У прикованного подагрой к креслу престарелого мультимиллионера Романа Ильича Волькенберга, выкреста из евреев, прежде властолюбивого дельца, а ныне – умиротворённого мудреца с лицом и речью лессинговского Натана, две категории наследников. С одинаковой страстностью, но с разными целями они грезят об этих презренных, но так хорошо пахнущих миллионах. На одной стороне – вся проживающаяся не у дел семья тайного советника Дмитрия Лузгинина, его жена Дарья Михайловна и его дочь от первого брака, княгиня Софья Чемезова, главная мечтательница о еврейских деньгах. На другой – дочь этого Лузгинина, только от его первого брака, Варвара. Она осталась в девушках, хотя ей перевалило за тридцать, и в Лузгининской семье играет роль Золушки, но Золушки, которая себе на уме и проста лишь на вид.
Надо заметить, что описание дворянской семьи, грезившей о миллионах, разрабатывалось Хин и ранее. В повести «На старую тему» (1890) показаны родовитые дворяне. Некогда богатые, но совершенно разорившиеся, они не в силах отказаться от прежних вкусов и привычек, от бахвальства своим ветвистым родословным древом. Все грызутся, сваливают вину друг на друга: отец негодует на всех, скрывается от них с томиком Золя; мать пишет бесконечные романы и пьесы в идиллическом вкусе с прологом и эпилогом, которые никто не печатает; а сын, успевший наделать долгов на 40 тысяч рублей, язвит всех своими остротами и с горя, что нет шампанского, напивается сивухой. К несчастью, их мечты о миллионах совершенно утопичны.
Не то Лузгинины. По словам критика Натана Эфроса (1867-1923), «их родовитое обнищание – обнищание и материальное и духовное, и родовитая жадность до миллионов… даже забрызганных грязью еврейского происхождения, – всё это наблюдено и передано верно, и имеет свою бесспорную художественную ценность». Хин удивительно точно раскрывает презрительно-брезгливое и вместе с тем заискивающее отношение к еврею. Критики отмечали, что «старик Волькенберг отлично удался г-же Хин». Образ его не банален, это чрезвычайно привлекательный персонаж с богатым, сложным духовным миром, и потому сразу же приковывает к себе внимание. К искусству автора присоединялось и искусство исполнителя.
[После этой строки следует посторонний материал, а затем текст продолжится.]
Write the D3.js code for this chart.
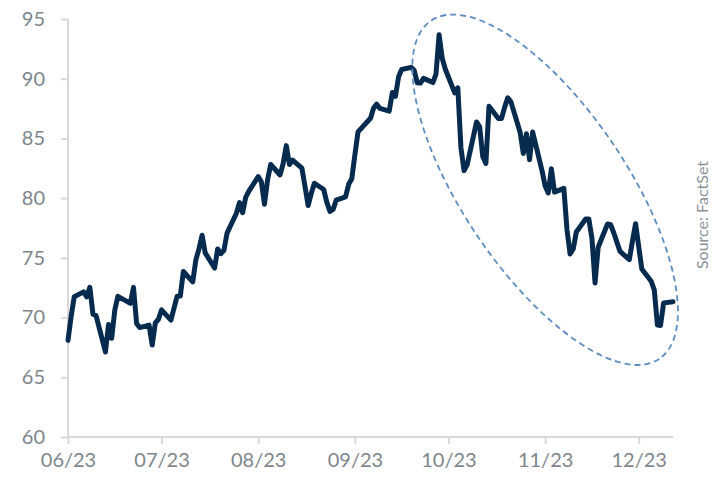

У превосходно игравшего эту роль Александра Южина «и отличный внешний облик, национальный без преувеличенности, живописно старый и отличный тон умиротворённой мудрости и охлаждённых чувств, однако зажигающих и теперь ещё иной раз в глазах яркий блеск… С полною чёткостью проступали выразительность и простота, все элементы души этого старика, с большою волею и большим умом» («Студия», № 3, 1911).
Вообще финансист Волькенберг становится положительным героем. Если принять во внимание, что прежде ходульная фигура еврея-ростовщика служила в русской литературе да и в произведениях самой Хин мишенью самой едкой и беспощадной сатиры, в этом её несомненное новаторство.
Историк театра Виктория Левитина рассматривает «Наследников» в ряду «еврейской драматургии», внесшей в русскую литературу важную национально-общественную проблематику. Об этом, кстати, свидетельствовал и журнал «Театр и искусство» (1913), утверждая, что «самые модные темы – еврейские темы. Самые хлебные пьесы – пьесы с еврейской начинкой».
На премьере «Наследников» не обошлось без инцидента. Журнал «Театр» сообщил: «Скандал в Малом театре на представлении пьесы Хин “Наследники”… Тенденция автора пьесы не понравилась братьям Прохоровым [владельцам Прохоровской мануфактуры – Л.Б.]. Вооружившись свистками и сиренами и заняв по купонам верхние места, при первом появлении на сцене Александра Южина-Волькенберга, они устроили грандиозную обструкцию со свистом, гиканьем и улюлюканьем». Полиция вывела дебоширов из зала, и спектакль продолжился при горячем одобрении публики.